■ Records supplied
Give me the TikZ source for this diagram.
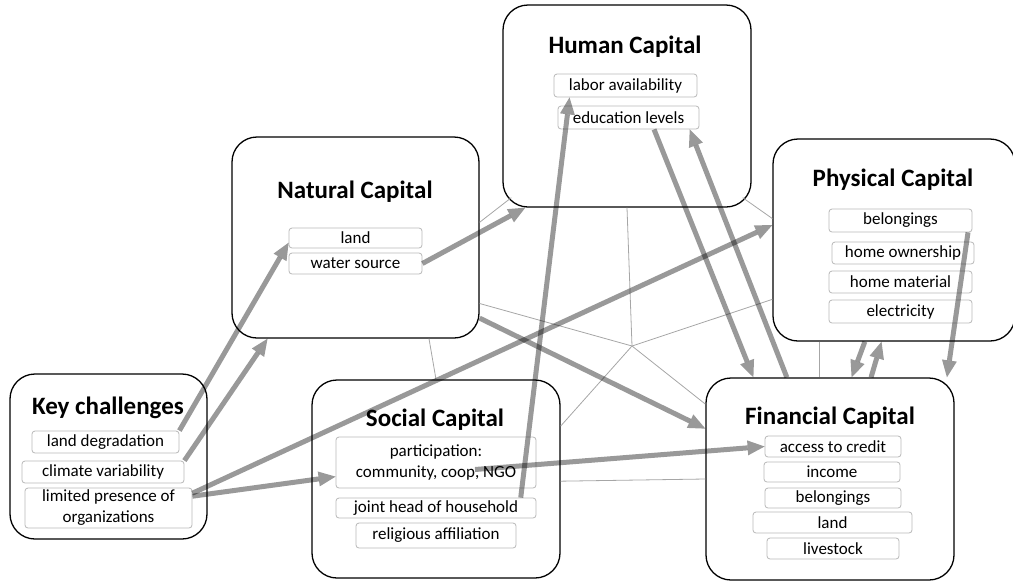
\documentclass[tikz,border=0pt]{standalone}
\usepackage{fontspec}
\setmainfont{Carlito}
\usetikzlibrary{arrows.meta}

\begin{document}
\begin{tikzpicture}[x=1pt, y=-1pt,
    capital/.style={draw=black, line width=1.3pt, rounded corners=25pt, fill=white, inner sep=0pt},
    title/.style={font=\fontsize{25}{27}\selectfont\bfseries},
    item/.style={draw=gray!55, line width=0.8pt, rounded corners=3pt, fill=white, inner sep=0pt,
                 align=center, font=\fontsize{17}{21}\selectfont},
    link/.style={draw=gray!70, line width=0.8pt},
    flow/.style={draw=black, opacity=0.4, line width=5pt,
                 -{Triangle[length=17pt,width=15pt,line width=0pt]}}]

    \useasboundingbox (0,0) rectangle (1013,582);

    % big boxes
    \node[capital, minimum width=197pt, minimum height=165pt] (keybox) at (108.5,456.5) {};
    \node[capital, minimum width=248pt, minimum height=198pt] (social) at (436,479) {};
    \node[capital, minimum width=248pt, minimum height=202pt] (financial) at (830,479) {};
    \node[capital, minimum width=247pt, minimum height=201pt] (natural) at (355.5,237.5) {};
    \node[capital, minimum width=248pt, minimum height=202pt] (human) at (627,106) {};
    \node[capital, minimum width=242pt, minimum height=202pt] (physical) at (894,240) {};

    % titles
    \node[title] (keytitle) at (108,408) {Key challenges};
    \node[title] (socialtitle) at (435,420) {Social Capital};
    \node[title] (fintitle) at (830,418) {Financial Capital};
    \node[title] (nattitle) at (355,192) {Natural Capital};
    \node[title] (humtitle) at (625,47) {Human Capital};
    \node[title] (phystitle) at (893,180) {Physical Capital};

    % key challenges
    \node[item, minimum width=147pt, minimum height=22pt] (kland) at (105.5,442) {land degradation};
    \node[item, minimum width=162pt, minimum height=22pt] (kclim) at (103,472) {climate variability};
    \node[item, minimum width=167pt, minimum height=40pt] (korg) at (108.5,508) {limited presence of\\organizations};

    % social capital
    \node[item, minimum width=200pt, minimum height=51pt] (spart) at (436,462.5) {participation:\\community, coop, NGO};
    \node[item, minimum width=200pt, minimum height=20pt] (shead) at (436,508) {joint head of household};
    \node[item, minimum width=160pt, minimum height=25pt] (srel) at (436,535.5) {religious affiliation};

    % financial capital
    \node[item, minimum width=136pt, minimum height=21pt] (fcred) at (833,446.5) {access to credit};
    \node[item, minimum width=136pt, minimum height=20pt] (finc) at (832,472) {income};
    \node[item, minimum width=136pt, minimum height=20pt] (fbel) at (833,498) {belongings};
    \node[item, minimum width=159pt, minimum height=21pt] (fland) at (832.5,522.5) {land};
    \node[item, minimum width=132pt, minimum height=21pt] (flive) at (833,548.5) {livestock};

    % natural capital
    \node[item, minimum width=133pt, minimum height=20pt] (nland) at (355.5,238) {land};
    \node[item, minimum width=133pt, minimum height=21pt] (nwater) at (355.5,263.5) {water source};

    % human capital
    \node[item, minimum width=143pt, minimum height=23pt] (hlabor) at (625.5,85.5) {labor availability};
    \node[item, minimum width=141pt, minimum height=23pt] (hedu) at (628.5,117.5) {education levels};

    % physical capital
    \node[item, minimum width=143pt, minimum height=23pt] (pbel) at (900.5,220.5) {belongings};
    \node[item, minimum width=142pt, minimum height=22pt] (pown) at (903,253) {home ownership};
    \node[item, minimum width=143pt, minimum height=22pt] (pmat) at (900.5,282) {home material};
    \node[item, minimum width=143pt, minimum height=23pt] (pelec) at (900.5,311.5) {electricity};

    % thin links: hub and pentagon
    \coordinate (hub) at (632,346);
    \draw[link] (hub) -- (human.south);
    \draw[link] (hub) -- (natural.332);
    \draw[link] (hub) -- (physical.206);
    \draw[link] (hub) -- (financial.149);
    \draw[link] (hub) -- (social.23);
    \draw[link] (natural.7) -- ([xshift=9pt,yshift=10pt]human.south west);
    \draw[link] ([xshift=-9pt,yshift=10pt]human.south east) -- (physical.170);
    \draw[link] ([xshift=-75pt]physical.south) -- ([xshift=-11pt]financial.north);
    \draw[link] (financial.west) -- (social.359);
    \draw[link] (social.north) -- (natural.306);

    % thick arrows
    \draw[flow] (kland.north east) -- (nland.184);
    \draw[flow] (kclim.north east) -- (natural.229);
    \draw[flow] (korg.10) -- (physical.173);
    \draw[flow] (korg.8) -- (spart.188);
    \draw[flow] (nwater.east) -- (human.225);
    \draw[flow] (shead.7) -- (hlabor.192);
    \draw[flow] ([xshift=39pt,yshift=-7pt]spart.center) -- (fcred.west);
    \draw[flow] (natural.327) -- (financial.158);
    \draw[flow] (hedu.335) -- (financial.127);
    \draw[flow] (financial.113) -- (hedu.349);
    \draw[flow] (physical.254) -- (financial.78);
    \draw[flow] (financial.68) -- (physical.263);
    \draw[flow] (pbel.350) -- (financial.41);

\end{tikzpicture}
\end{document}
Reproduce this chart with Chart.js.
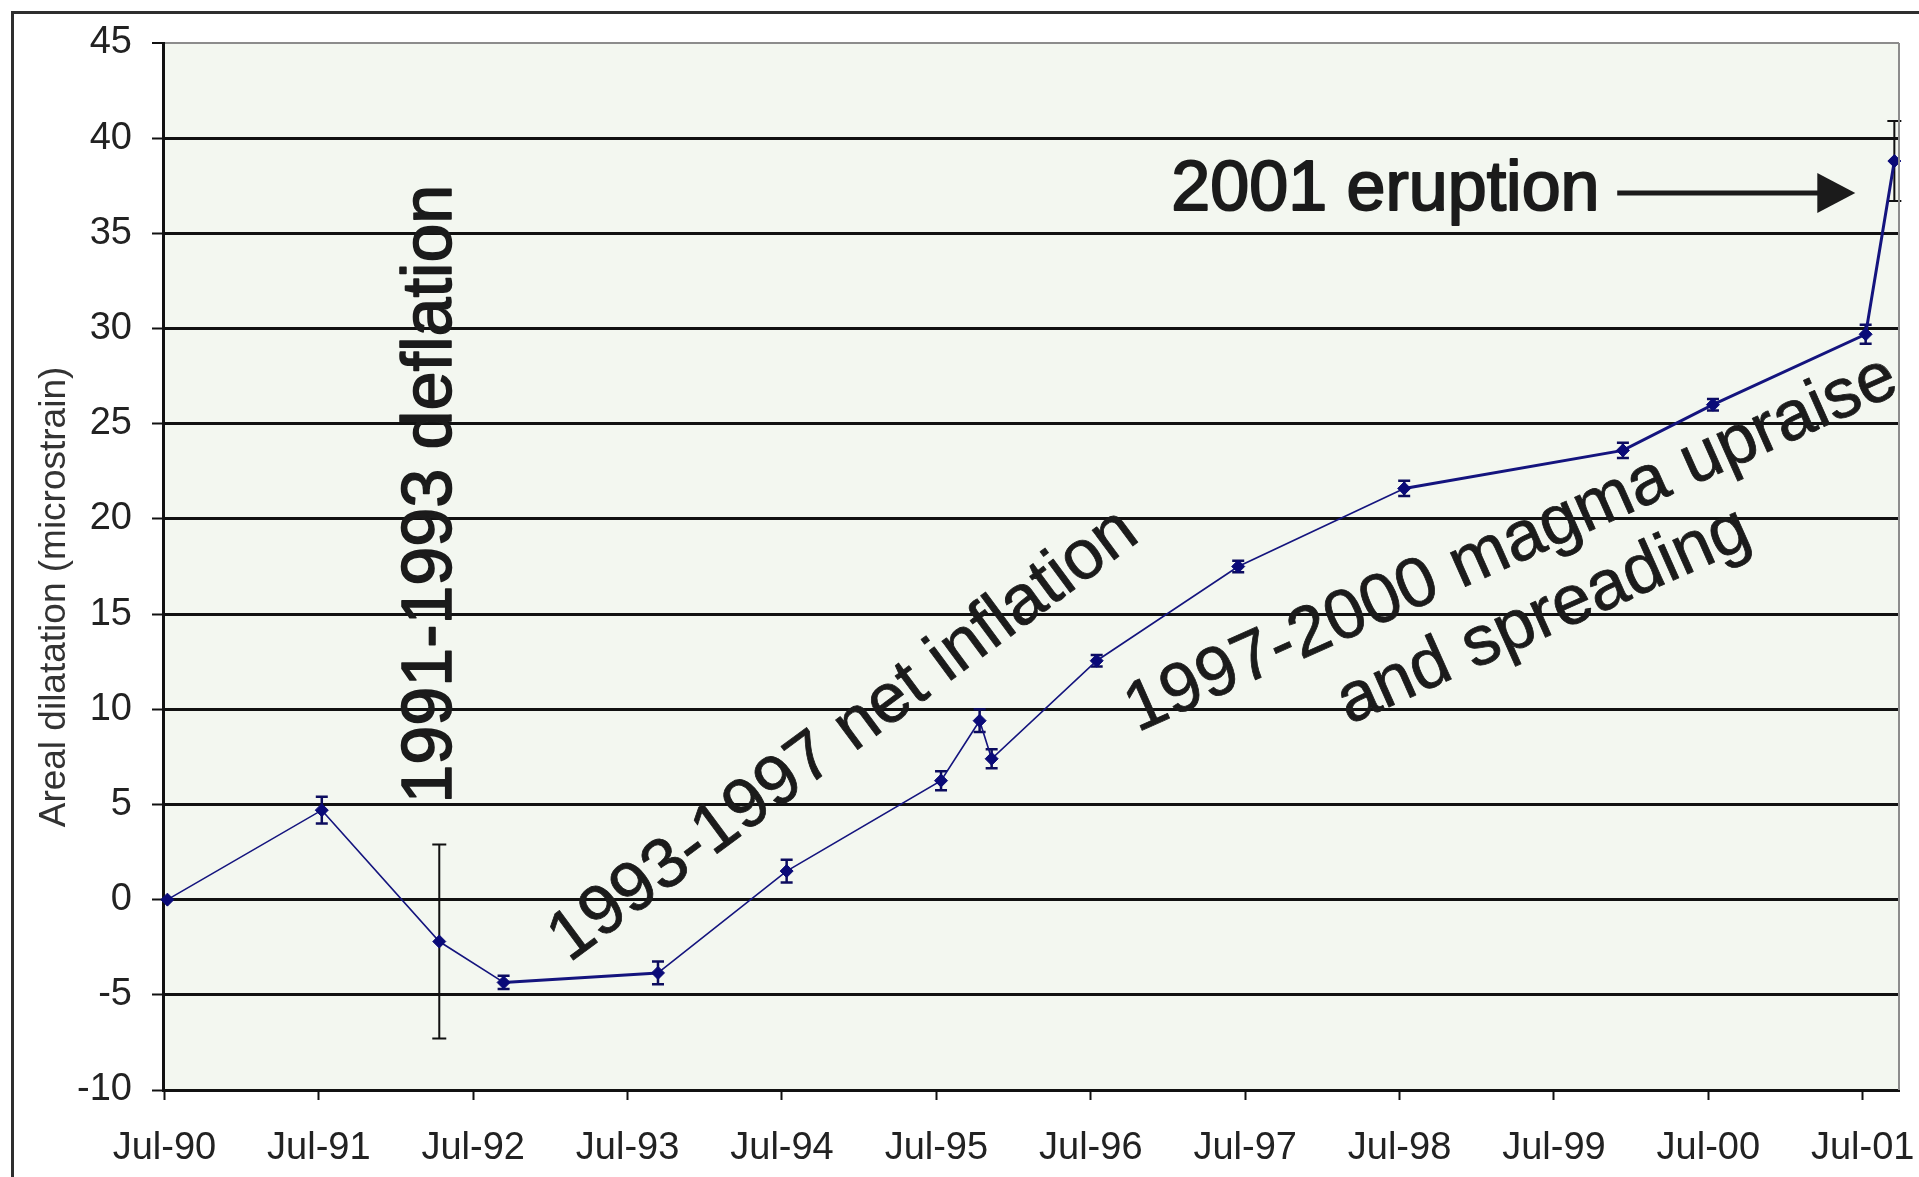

■ Written problem
Every record above should come back exactly, but without its pictures.

■ Task response
Give me the TikZ source for this diagram.
\documentclass[tikz,border=0pt]{standalone}
\usepackage{fontspec}
\setmainfont{Carlito}
\usetikzlibrary{arrows.meta}

\begin{document}
\begin{tikzpicture}[x=1pt, y=-1pt,
    capital/.style={draw=black, line width=1.3pt, rounded corners=25pt, fill=white, inner sep=0pt},
    title/.style={font=\fontsize{25}{27}\selectfont\bfseries},
    item/.style={draw=gray!55, line width=0.8pt, rounded corners=3pt, fill=white, inner sep=0pt,
                 align=center, font=\fontsize{17}{21}\selectfont},
    link/.style={draw=gray!70, line width=0.8pt},
    flow/.style={draw=black, opacity=0.4, line width=5pt,
                 -{Triangle[length=17pt,width=15pt,line width=0pt]}}]

    \useasboundingbox (0,0) rectangle (1013,582);

    % big boxes
    \node[capital, minimum width=197pt, minimum height=165pt] (keybox) at (108.5,456.5) {};
    \node[capital, minimum width=248pt, minimum height=198pt] (social) at (436,479) {};
    \node[capital, minimum width=248pt, minimum height=202pt] (financial) at (830,479) {};
    \node[capital, minimum width=247pt, minimum height=201pt] (natural) at (355.5,237.5) {};
    \node[capital, minimum width=248pt, minimum height=202pt] (human) at (627,106) {};
    \node[capital, minimum width=242pt, minimum height=202pt] (physical) at (894,240) {};

    % titles
    \node[title] (keytitle) at (108,408) {Key challenges};
    \node[title] (socialtitle) at (435,420) {Social Capital};
    \node[title] (fintitle) at (830,418) {Financial Capital};
    \node[title] (nattitle) at (355,192) {Natural Capital};
    \node[title] (humtitle) at (625,47) {Human Capital};
    \node[title] (phystitle) at (893,180) {Physical Capital};

    % key challenges
    \node[item, minimum width=147pt, minimum height=22pt] (kland) at (105.5,442) {land degradation};
    \node[item, minimum width=162pt, minimum height=22pt] (kclim) at (103,472) {climate variability};
    \node[item, minimum width=167pt, minimum height=40pt] (korg) at (108.5,508) {limited presence of\\organizations};

    % social capital
    \node[item, minimum width=200pt, minimum height=51pt] (spart) at (436,462.5) {participation:\\community, coop, NGO};
    \node[item, minimum width=200pt, minimum height=20pt] (shead) at (436,508) {joint head of household};
    \node[item, minimum width=160pt, minimum height=25pt] (srel) at (436,535.5) {religious affiliation};

    % financial capital
    \node[item, minimum width=136pt, minimum height=21pt] (fcred) at (833,446.5) {access to credit};
    \node[item, minimum width=136pt, minimum height=20pt] (finc) at (832,472) {income};
    \node[item, minimum width=136pt, minimum height=20pt] (fbel) at (833,498) {belongings};
    \node[item, minimum width=159pt, minimum height=21pt] (fland) at (832.5,522.5) {land};
    \node[item, minimum width=132pt, minimum height=21pt] (flive) at (833,548.5) {livestock};

    % natural capital
    \node[item, minimum width=133pt, minimum height=20pt] (nland) at (355.5,238) {land};
    \node[item, minimum width=133pt, minimum height=21pt] (nwater) at (355.5,263.5) {water source};

    % human capital
    \node[item, minimum width=143pt, minimum height=23pt] (hlabor) at (625.5,85.5) {labor availability};
    \node[item, minimum width=141pt, minimum height=23pt] (hedu) at (628.5,117.5) {education levels};

    % physical capital
    \node[item, minimum width=143pt, minimum height=23pt] (pbel) at (900.5,220.5) {belongings};
    \node[item, minimum width=142pt, minimum height=22pt] (pown) at (903,253) {home ownership};
    \node[item, minimum width=143pt, minimum height=22pt] (pmat) at (900.5,282) {home material};
    \node[item, minimum width=143pt, minimum height=23pt] (pelec) at (900.5,311.5) {electricity};

    % thin links: hub and pentagon
    \coordinate (hub) at (632,346);
    \draw[link] (hub) -- (human.south);
    \draw[link] (hub) -- (natural.332);
    \draw[link] (hub) -- (physical.206);
    \draw[link] (hub) -- (financial.149);
    \draw[link] (hub) -- (social.23);
    \draw[link] (natural.7) -- ([xshift=9pt,yshift=10pt]human.south west);
    \draw[link] ([xshift=-9pt,yshift=10pt]human.south east) -- (physical.170);
    \draw[link] ([xshift=-75pt]physical.south) -- ([xshift=-11pt]financial.north);
    \draw[link] (financial.west) -- (social.359);
    \draw[link] (social.north) -- (natural.306);

    % thick arrows
    \draw[flow] (kland.north east) -- (nland.184);
    \draw[flow] (kclim.north east) -- (natural.229);
    \draw[flow] (korg.10) -- (physical.173);
    \draw[flow] (korg.8) -- (spart.188);
    \draw[flow] (nwater.east) -- (human.225);
    \draw[flow] (shead.7) -- (hlabor.192);
    \draw[flow] ([xshift=39pt,yshift=-7pt]spart.center) -- (fcred.west);
    \draw[flow] (natural.327) -- (financial.158);
    \draw[flow] (hedu.335) -- (financial.127);
    \draw[flow] (financial.113) -- (hedu.349);
    \draw[flow] (physical.254) -- (financial.78);
    \draw[flow] (financial.68) -- (physical.263);
    \draw[flow] (pbel.350) -- (financial.41);

\end{tikzpicture}
\end{document}
Reproduce this chart with Chart.js.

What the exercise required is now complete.